A cross-section of the cytoplasmic membrane of S. oneidensis showing the electron pathway for the reduction of CymA. Example pathway starting from formate oxidation (by formate dehydrogenase) to the electron transfer between MQH₂ and CymA, to NapAB. 3D structural cartoons of the Escherichia coli formate dehydrogenase (PDB:1KQG) [56], the Desulfovibrio vulgaris NrfH (PDB:2J7A) [5], and the Shewanella frigidimarina flavocytochrome c₃ (PDB:1Y0P) [6] were rendered with PyMol and the figure compiled in BioRender.com [8].

Figure 4

Schematic representation of a GPI-anchored protein. The GPI-anchored protein (GPI-AP) is anchored to the head group of a phosphatidylinositol (PI) lipid via a GPI anchor. This anchor has a conserved core domain consisting of ethanolamine-PO₄-6Manα1-2Manα1-6Manα1-4GlcNα1-6myo-inositol-1-PO₄-lipid [64]. The mannose, glucosamine, and inositol groups are represented by black, green, and red aromatic rings, respectively.

Figure 5

Schematic overview of the human ecto-5′-nucleotidase.

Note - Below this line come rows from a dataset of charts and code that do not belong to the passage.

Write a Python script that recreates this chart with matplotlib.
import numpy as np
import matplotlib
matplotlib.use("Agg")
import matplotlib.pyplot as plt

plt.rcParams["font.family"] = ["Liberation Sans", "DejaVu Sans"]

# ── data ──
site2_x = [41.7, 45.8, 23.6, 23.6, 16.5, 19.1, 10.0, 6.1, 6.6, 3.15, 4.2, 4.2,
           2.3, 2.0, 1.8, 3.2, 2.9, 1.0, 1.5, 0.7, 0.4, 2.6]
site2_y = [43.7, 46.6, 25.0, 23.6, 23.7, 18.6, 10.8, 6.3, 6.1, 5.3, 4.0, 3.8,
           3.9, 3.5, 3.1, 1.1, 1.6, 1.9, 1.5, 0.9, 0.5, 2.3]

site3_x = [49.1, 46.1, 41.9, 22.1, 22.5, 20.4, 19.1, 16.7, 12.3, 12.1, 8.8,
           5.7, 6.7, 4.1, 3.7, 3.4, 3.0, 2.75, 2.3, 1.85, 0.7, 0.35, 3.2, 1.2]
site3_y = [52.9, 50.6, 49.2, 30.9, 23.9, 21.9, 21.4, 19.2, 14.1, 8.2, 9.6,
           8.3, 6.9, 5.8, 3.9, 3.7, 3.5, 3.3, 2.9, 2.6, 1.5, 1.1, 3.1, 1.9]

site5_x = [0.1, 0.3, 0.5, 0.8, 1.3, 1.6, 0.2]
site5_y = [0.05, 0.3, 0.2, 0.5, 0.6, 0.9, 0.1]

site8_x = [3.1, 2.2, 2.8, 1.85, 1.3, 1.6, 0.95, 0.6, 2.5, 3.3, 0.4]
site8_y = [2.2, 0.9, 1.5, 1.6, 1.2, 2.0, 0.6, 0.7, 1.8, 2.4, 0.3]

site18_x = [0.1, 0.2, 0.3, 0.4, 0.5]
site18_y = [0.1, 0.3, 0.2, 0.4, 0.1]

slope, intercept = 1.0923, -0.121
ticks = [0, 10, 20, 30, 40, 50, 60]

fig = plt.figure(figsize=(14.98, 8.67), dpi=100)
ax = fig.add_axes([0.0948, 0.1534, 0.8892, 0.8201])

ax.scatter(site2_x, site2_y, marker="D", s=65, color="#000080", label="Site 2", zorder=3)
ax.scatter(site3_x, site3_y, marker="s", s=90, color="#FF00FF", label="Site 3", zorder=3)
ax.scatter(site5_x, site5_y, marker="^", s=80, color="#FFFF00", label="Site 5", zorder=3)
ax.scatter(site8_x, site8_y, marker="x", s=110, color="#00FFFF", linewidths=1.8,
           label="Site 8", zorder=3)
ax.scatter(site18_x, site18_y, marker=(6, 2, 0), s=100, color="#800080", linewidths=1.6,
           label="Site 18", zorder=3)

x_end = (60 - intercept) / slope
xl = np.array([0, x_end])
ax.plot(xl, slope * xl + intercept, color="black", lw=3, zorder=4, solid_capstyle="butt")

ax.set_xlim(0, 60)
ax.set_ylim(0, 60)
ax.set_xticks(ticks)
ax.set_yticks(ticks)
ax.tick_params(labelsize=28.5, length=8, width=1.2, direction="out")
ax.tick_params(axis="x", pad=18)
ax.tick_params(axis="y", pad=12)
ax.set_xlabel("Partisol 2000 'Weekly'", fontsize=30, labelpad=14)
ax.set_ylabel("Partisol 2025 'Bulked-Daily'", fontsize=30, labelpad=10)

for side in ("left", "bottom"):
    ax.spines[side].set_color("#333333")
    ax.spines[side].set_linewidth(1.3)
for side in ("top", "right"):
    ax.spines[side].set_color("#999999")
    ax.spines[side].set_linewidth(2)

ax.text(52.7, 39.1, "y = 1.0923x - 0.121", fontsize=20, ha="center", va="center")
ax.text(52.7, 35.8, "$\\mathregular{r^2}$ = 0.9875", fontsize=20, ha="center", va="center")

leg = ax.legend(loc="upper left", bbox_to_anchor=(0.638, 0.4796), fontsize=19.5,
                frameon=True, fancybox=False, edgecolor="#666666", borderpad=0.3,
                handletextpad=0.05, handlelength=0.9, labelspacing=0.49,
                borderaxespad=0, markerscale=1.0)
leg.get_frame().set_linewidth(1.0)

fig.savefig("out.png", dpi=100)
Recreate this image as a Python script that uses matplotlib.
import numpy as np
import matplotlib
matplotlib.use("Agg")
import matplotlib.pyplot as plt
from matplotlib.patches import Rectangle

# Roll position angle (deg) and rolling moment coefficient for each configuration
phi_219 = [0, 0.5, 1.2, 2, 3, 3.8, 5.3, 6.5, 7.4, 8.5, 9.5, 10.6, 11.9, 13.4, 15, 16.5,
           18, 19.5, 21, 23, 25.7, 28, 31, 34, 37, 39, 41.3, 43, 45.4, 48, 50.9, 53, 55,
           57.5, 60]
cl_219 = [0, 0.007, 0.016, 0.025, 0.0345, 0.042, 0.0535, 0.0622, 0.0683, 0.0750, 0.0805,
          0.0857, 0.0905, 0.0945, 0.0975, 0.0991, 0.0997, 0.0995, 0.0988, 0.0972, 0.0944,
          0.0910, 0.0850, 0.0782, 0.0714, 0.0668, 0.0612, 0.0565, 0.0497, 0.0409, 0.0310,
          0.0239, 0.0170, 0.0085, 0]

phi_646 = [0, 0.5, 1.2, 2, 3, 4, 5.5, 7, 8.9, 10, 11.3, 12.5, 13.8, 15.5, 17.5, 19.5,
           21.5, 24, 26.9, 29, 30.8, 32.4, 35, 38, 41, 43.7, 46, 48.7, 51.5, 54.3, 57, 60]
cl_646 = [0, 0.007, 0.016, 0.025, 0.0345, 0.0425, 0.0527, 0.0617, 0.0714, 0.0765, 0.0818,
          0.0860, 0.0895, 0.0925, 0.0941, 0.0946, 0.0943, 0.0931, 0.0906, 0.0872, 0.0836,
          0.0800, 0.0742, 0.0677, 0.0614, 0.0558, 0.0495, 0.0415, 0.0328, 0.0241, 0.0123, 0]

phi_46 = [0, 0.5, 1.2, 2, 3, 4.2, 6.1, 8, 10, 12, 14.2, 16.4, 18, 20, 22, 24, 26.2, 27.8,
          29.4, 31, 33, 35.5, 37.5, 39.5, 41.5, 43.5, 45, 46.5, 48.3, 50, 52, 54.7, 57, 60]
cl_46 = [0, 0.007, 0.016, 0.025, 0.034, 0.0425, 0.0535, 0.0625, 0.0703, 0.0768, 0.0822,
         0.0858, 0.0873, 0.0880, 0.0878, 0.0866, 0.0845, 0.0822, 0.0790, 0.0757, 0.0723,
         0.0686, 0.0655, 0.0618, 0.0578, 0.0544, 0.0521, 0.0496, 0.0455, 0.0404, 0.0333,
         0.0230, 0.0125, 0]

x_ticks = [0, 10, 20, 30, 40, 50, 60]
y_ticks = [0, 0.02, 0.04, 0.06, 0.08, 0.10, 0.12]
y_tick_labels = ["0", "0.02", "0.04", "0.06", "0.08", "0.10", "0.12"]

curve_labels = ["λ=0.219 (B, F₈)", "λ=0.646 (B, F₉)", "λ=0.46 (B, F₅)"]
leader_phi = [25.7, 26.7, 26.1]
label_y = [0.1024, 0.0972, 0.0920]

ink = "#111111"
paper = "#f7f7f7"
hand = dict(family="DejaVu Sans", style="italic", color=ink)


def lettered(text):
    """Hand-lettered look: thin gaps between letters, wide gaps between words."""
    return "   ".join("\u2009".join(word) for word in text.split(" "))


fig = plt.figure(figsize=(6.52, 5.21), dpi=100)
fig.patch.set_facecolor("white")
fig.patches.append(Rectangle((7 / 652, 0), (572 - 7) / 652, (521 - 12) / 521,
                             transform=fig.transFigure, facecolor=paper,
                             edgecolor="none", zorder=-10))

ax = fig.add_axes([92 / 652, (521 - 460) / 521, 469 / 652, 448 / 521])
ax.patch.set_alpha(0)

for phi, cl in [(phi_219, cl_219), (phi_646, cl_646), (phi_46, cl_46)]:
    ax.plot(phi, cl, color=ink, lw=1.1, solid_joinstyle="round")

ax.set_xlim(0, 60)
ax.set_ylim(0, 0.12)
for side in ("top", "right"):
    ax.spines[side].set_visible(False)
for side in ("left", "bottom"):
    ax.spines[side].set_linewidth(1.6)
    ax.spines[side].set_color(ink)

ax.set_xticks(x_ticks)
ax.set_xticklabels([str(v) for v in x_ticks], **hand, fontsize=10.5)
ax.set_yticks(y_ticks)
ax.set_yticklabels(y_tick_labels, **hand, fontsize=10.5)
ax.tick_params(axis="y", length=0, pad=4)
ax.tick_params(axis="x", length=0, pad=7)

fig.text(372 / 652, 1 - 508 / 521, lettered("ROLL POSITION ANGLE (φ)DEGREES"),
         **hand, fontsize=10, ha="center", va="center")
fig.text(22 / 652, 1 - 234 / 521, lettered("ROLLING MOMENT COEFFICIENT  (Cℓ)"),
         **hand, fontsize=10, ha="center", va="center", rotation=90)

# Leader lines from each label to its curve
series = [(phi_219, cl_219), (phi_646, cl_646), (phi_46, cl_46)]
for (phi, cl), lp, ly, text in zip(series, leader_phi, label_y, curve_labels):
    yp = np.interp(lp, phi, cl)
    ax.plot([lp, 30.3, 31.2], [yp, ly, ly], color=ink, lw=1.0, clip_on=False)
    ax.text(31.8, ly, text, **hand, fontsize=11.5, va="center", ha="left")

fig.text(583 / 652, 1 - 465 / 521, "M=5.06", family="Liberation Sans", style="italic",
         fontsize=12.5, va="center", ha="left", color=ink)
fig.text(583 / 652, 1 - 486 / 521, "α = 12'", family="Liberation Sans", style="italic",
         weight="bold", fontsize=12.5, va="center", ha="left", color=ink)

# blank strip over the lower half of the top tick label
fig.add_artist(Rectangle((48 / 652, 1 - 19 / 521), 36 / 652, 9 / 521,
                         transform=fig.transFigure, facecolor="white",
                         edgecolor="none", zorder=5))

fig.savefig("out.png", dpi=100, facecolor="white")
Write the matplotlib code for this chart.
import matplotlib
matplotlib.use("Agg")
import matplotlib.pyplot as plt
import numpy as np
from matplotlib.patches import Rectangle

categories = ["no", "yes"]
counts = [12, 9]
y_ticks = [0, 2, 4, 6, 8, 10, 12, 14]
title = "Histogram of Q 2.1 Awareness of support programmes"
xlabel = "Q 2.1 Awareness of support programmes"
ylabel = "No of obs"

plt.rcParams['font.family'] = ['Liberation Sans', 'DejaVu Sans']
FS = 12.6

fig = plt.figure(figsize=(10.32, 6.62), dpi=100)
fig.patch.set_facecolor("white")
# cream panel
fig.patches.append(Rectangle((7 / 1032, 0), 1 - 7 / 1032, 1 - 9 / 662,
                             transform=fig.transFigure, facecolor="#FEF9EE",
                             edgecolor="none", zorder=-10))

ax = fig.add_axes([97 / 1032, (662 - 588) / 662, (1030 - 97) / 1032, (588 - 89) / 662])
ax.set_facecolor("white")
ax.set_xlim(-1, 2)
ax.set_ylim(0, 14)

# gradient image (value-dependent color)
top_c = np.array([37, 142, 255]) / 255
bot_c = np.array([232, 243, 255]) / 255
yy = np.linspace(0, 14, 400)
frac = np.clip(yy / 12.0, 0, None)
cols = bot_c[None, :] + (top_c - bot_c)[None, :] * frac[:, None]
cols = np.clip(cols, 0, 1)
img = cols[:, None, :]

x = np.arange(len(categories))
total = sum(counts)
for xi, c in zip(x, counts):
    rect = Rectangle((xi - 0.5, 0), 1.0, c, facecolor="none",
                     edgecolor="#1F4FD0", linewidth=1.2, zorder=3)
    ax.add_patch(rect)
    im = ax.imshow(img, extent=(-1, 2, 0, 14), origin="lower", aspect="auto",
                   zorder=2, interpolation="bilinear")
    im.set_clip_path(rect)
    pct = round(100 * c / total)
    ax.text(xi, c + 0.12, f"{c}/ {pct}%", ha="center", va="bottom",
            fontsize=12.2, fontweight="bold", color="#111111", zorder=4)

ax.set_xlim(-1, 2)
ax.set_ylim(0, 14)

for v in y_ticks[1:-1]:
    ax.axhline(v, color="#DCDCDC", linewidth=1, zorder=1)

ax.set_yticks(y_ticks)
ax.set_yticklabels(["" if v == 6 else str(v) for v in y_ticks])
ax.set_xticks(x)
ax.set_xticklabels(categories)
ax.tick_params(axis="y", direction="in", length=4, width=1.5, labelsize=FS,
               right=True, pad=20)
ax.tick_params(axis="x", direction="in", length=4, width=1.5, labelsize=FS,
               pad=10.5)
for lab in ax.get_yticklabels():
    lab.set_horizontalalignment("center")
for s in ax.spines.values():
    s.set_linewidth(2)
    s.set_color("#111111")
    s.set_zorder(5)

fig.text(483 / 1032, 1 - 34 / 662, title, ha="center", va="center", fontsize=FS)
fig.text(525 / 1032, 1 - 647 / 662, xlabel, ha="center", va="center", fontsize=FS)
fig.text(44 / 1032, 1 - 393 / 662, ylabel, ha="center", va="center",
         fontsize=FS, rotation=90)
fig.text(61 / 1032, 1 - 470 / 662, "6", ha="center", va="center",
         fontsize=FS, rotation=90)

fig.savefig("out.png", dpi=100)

In contrast to the monomeric bacterial enzymes, eukaryotic e5NT exists and functions as a non-covalent homodimer. Open and closed conformations represented as reported in [73]. 3D structural cartoons of the Homo sapiens CD73 (PDB:4H2B and PDB:4H2I) [74,75] were rendered with PyMol and the figure compiled using BioRender.com [8].

Figure 6

Complex III, complex IV and cytochrome c in the electron transport chain. Electrons coming from complex I and II are transferred to ubiquinone (Q) in the membrane. Subsequently, the electrons are transferred to complex III, cytochrome c, and complex IV, which eventually incorporates the electrons in water. 3D structural cartoons of the Homo sapiens cytochrome bc₁ (PDB:5XTE) [89], the Homo sapiens cytochrome c oxidase (PDB:5Z62) [90], and the yeast cytochrome c (PDB:4Q5P) [91] were rendered using PyMol and the figure compiled using BioRender.com [8].

Figure 7

Schematic overview of the locations and reactions of both DHODH families. The two DHODH families are visualized with their respective location in the cell. Family 1 DHODH uses O₂, fumarate, or NAD⁺ as electron acceptors. Family 2 uses ubiquinone (Q) as an electron acceptor, which gets reduced to QH₂. 3D structural cartoons showing the Family 1 DHODH from Trypanosoma brucei (PDB:5XFV) [106], and the Family 2 DHODH from Plasmodium falciparum (PDB:6VTN) [107] were rendered with PyMol and the figure compiled using BioRender.com [8].

Figure 8

The reactions catalyzed by DHODH and a schematic overview of the proposed system to analyze the activity of DHODH. (A) DHODH catalyzes the oxidation of dihydroorotate (DHO) to orotate. The two electrons that are removed in that reaction are transferred to coenzyme Q via a flavin mononucleotide (FMN). (B) The activity of DHODH could be monitored using a planar tethered lipid bilayer system, homologous to that reported in Godoy-Hernandez et al., (2019). In this system, a gold electrode is connected to a cell membrane containing the DHODH enzyme. QH₂ that is generated after the reduction of coenzyme Q by DHODH is regenerated at the gold electrode. The two electrons coming from that reaction will generate a current in the electrode. 3D structural cartoons showing the Homo sapiens DHODH (PDB:2PRH) [109] were rendered using PyMol and the figure compiled using BioRender.com [8].